Peer-to-peer lending, popular overseas and an alternative to traditional financial institutions, matches individual borrowers anonymously with lenders looking to invest, determining the loan’s interest rate by the credit risk of the borrower.

LendMe was founded last year by Mark Kirkland and Edwin Morrison, directors at Auckland law firm Kirkland Morrison O’Callahan.

Borrowers may apply for loans between $25,000 and $2 million, and lenders can fund loans in full or in increments of $1000.

LendMe, which is working toward a mid-year launch, says it will offer secured loans for top-up deposits, home purchases, residential investments, commercial property, business growth, new equipment and the rural sector.

Loans will be secured against borrowers’ assets, most commonly by first mortgage over property.

“Borrowers who can show a good credit history and ability to service debt but don’t have a deposit and can’t borrow through the traditional banks due to the current LVR restrictions, will be able to borrow 100% through LendMe to buy a home,” says chief executive Kerry Kirkland, who is founder Mark Kirkland's sister and formerly headed the marketing services at University of Otago.

LendMe also intends to cater for older New Zealanders who are excluded by banks from borrowing money because of their age.

“Access to money for older people can be very difficult even though they may have an impeccable credit history and good security to offer lenders. LendMe will allow older Kwis to borrow the money they need while ensuring lenders receive great returns on well-secured loans,” Dr Kirkland says.

LendMe is talking to organisations including banks, here and overseas, to become potential institutional investors.

This is the second peer-to-peer lender to receive a licence, after Harmoney broke new ground under new Financial Markets Authority legislation last September.

Harmoney fractionalises its loans to spread investor risk, and has four institutional investors – including Heartland Bank and US-based Blue Elephant – providing about $400 million of lending capital.

Heartland also has a 10% stake in Harmoney, which offers loans up to $35,000 – a far cry from LendMe’s maximum.

Harmoney, which has plans to expand into the mortgage market, charges borrowers an originating loan fee, calculated at between 2-6% of their loan, depending on the borrower's credit rating, starting at a minimum of $300. Borrowers also face late payment fees.

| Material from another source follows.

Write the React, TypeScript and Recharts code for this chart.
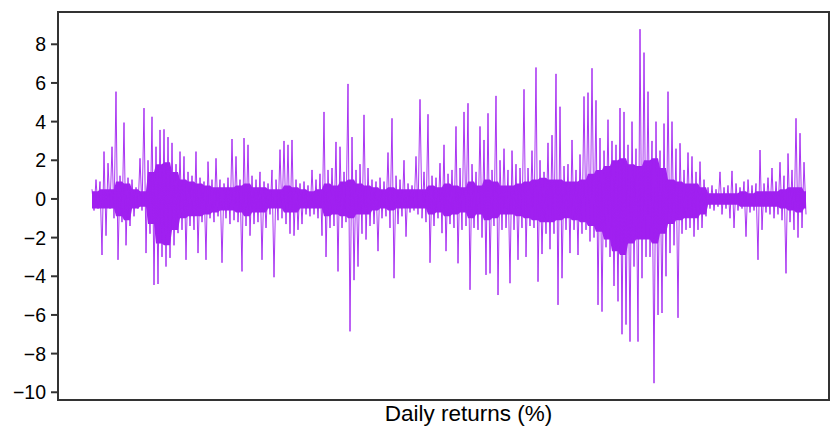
import React from "react";
import { ComposedChart, Line, Area, XAxis, YAxis, ReferenceArea } from "recharts";

// Upper (positive) and lower (negative) extremes of the daily returns
const upperReturns: number[] = [
  0.5, 1.0, 0.9, 2.45, 1.85, 2.7, 5.55, 1.2, 3.95, 1.1,
  1.0, 0.6, 2.1, 4.7, 2.0, 4.25, 2.7, 3.57, 3.6, 3.2,
  2.9, 1.8, 2.45, 2.2, 1.4, 1.2, 2.45, 1.1, 0.9, 1.93,
  1.0, 2.1, 1.0, 0.8, 1.1, 3.1, 2.2, 1.0, 3.15, 2.8,
  1.2, 1.0, 1.4, 0.9, 0.8, 1.5, 1.0, 2.55, 3.0, 2.8,
  3.05, 1.0, 0.8, 0.9, 0.7, 1.5, 1.0, 1.3, 4.5, 1.5,
  1.6, 2.95, 2.7, 1.4, 5.95, 3.2, 1.5, 1.8, 4.35, 1.6,
  1.0, 0.9, 1.1, 0.9, 2.4, 4.17, 1.2, 1.0, 2.0, 0.8,
  0.7, 2.2, 5.15, 1.4, 4.38, 1.2, 1.1, 1.85, 2.8, 1.3,
  1.5, 3.75, 1.6, 4.5, 4.95, 1.8, 1.4, 3.75, 3.05, 4.43,
  1.5, 5.33, 2.0, 2.6, 1.5, 2.5, 1.8, 1.6, 5.67, 1.6,
  2.5, 6.8, 2.0, 1.4, 2.9, 3.3, 6.47, 4.77, 1.7, 1.8,
  3.05, 1.5, 2.3, 5.3, 5.5, 6.76, 5.1, 3.15, 2.5, 4.1,
  3.0, 2.8, 4.7, 4.5, 2.8, 4.0, 2.6, 8.78, 7.57, 5.55,
  3.0, 4.0, 2.5, 3.9, 5.55, 4.0, 2.6, 2.88, 1.5, 2.4,
  2.2, 1.4, 1.93, 1.0, 0.6, 0.7, 0.5, 1.4, 0.6, 0.7,
  1.45, 0.8, 0.6, 0.9, 1.0, 0.7, 0.8, 2.53, 0.8, 1.1,
  1.6, 0.9, 1.9, 1.2, 2.35, 1.5, 4.17, 3.4, 1.9,
];

const lowerReturns: number[] = [
  -0.6, -0.5, -2.9, -1.9, -0.5, -1.0, -3.15, -1.2, -2.4, -1.4,
  -0.9, -0.5, -0.6, -2.8, -1.8, -4.45, -4.4, -3.0, -3.5, -3.05,
  -2.4, -1.77, -1.6, -3.15, -1.4, -1.6, -2.8, -1.2, -3.15, -1.0,
  -1.2, -0.9, -3.3, -1.0, -1.3, -1.1, -1.2, -3.75, -1.4, -1.9,
  -1.3, -1.2, -3.15, -1.5, -0.8, -4.05, -1.1, -1.0, -1.3, -1.8,
  -1.9, -1.6, -1.3, -0.8, -0.9, -0.8, -1.0, -1.9, -3.0, -1.5,
  -1.4, -3.75, -1.5, -1.2, -6.85, -4.2, -3.5, -1.8, -2.1, -1.4,
  -1.3, -2.7, -1.0, -0.9, -1.5, -4.1, -1.3, -0.9, -1.95, -0.7,
  -0.6, -0.8, -1.0, -1.2, -3.3, -1.4, -1.0, -1.77, -2.7, -1.3,
  -1.5, -3.33, -1.6, -1.4, -4.7, -1.5, -1.6, -2.0, -3.93, -3.85,
  -1.4, -4.97, -1.6, -1.5, -4.36, -1.6, -3.15, -1.5, -3.0, -1.4,
  -1.5, -4.28, -2.85, -1.8, -2.6, -1.8, -5.48, -4.1, -1.6, -2.8,
  -1.6, -2.9, -1.8, -1.6, -2.2, -2.0, -5.48, -5.83, -2.5, -3.0,
  -4.5, -5.3, -7.0, -6.5, -7.38, -3.5, -7.38, -4.1, -3.0, -3.0,
  -9.53, -6.0, -5.9, -4.0, -2.8, -2.4, -6.15, -1.8, -1.6, -1.5,
  -1.95, -1.6, -1.5, -0.9, -0.5, -0.6, -0.4, -0.8, -0.5, -1.0,
  -1.5, -0.6, -0.5, -1.95, -0.7, -0.6, -3.15, -1.6, -0.7, -0.8,
  -1.0, -0.8, -1.1, -3.85, -1.2, -1.6, -2.0, -1.5, -0.8,
];

// Dense core band of typical daily moves (upper / lower edge), one value per two extreme pairs
const coreUpper: number[] = [
  0.4, 0.5, 0.5, 0.9, 0.8, 0.5, 0.4, 1.4, 1.8, 1.9,
  1.4, 1.0, 0.9, 0.8, 0.7, 0.6, 0.6, 0.6, 0.7, 0.8,
  0.6, 0.6, 0.5, 0.5, 0.7, 0.6, 0.5, 0.4, 0.5, 0.8,
  0.7, 0.9, 1.0, 0.8, 0.7, 0.6, 0.5, 0.6, 0.5, 0.5,
  0.5, 0.5, 0.7, 0.6, 0.8, 0.7, 0.6, 0.9, 0.7, 1.0,
  0.9, 0.7, 0.7, 0.8, 0.9, 1.0, 1.1, 1.0, 1.0, 0.9,
  0.9, 1.0, 1.3, 1.5, 1.7, 2.0, 2.1, 1.8, 1.7, 2.0,
  2.1, 1.6, 1.0, 0.9, 0.8, 0.8, 0.6, 0.3, 0.3, 0.3,
  0.3, 0.4, 0.3, 0.4, 0.4, 0.4, 0.5, 0.6, 0.6, 0.4,
];

const coreLower: number[] = [
  -0.5, -0.5, -0.5, -0.9, -1.1, -0.5, -0.4, -1.3, -2.3, -2.4,
  -1.6, -1.0, -0.9, -0.9, -0.8, -0.7, -0.6, -0.6, -0.7, -0.9,
  -0.7, -0.7, -0.5, -0.5, -0.7, -0.7, -0.5, -0.5, -0.5, -0.9,
  -0.8, -0.9, -1.0, -0.8, -0.8, -0.6, -0.5, -0.6, -0.5, -0.5,
  -0.5, -0.5, -0.8, -0.7, -0.9, -0.8, -0.7, -1.0, -0.8, -1.1,
  -1.0, -0.8, -0.8, -0.9, -1.0, -1.1, -1.2, -1.2, -1.1, -1.0,
  -1.1, -1.2, -1.4, -1.7, -2.1, -2.7, -2.9, -2.3, -2.1, -2.1,
  -2.3, -1.8, -1.3, -1.1, -1.0, -1.0, -0.8, -0.3, -0.3, -0.3,
  -0.3, -0.4, -0.4, -0.4, -0.4, -0.4, -0.5, -0.6, -0.7, -0.5,
];

const yTicks: number[] = [-10, -8, -6, -4, -2, 0, 2, 4, 6, 8];
const xLabel = "Daily returns (%)";

type Row = { t: number; r: number; core: [number, number] };
const data: Row[] = [];
upperReturns.forEach((u, k) => {
  const j = Math.min(coreUpper.length - 1, Math.floor(k / 2));
  const core: [number, number] = [coreLower[j], coreUpper[j]];
  data.push({ t: 2 * k, r: u, core });
  data.push({ t: 2 * k + 1, r: lowerReturns[k], core });
});

const FONT = "'Liberation Sans', Arial, Helvetica, sans-serif";
const PURPLE = "#a020f0";
const fmt = (v: number) => String(v).replace("-", "\u2212");

export default function App() {
  return (
    <div style={{ position: "absolute", left: 0, top: 0 }}>
      <ComposedChart
        width={831}
        height={429}
        data={data}
        margin={{ top: 12, right: 2, bottom: 0, left: 0 }}
      >
        <XAxis
          dataKey="t"
          type="number"
          domain={[-17, 368.5]}
          tick={false}
          tickLine={false}
          axisLine={false}
          height={29}
          label={{
            value: xLabel,
            position: "insideBottom",
            offset: 0,
            dx: 25,
            dy: -8,
            fill: "#000",
            fontSize: 22.5,
            fontFamily: FONT,
          }}
        />
        <YAxis
          type="number"
          domain={[-10.4, 9.67]}
          ticks={yTicks}
          width={58}
          tickFormatter={fmt}
          axisLine={false}
          tickLine={{ stroke: "#333", strokeWidth: 2 }}
          tickSize={7}
          tickMargin={5}
          tick={{ fill: "#000", fontSize: 19.5, fontFamily: FONT }}
          allowDataOverflow
        />
        <Area
          type="linear"
          dataKey="core"
          stroke="none"
          fill={PURPLE}
          fillOpacity={1}
          isAnimationActive={false}
        />
        <Line
          type="linear"
          dataKey="r"
          stroke={PURPLE}
          strokeWidth={0.9}
          dot={false}
          isAnimationActive={false}
        />
        <ReferenceArea
          x1={-17}
          x2={368.5}
          y1={-10.4}
          y2={9.67}
          fill="none"
          stroke="#333"
          strokeWidth={2}
          ifOverflow="extendDomain"
        />
      </ComposedChart>
    </div>
  );
}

Investors can get a 12% risk adjusted return on loans, which are broken up into $25 fractionalised notes which attract interest. Investors are charged a 1.25% service fee on the principal payment and interest collected on each $25 note.

UK-founded Ratesetter, brokerage Squirrel Mortgages and Lending Crowd, owned by Finance Direct’s Wayne Croad, are also in the process of applying for licences.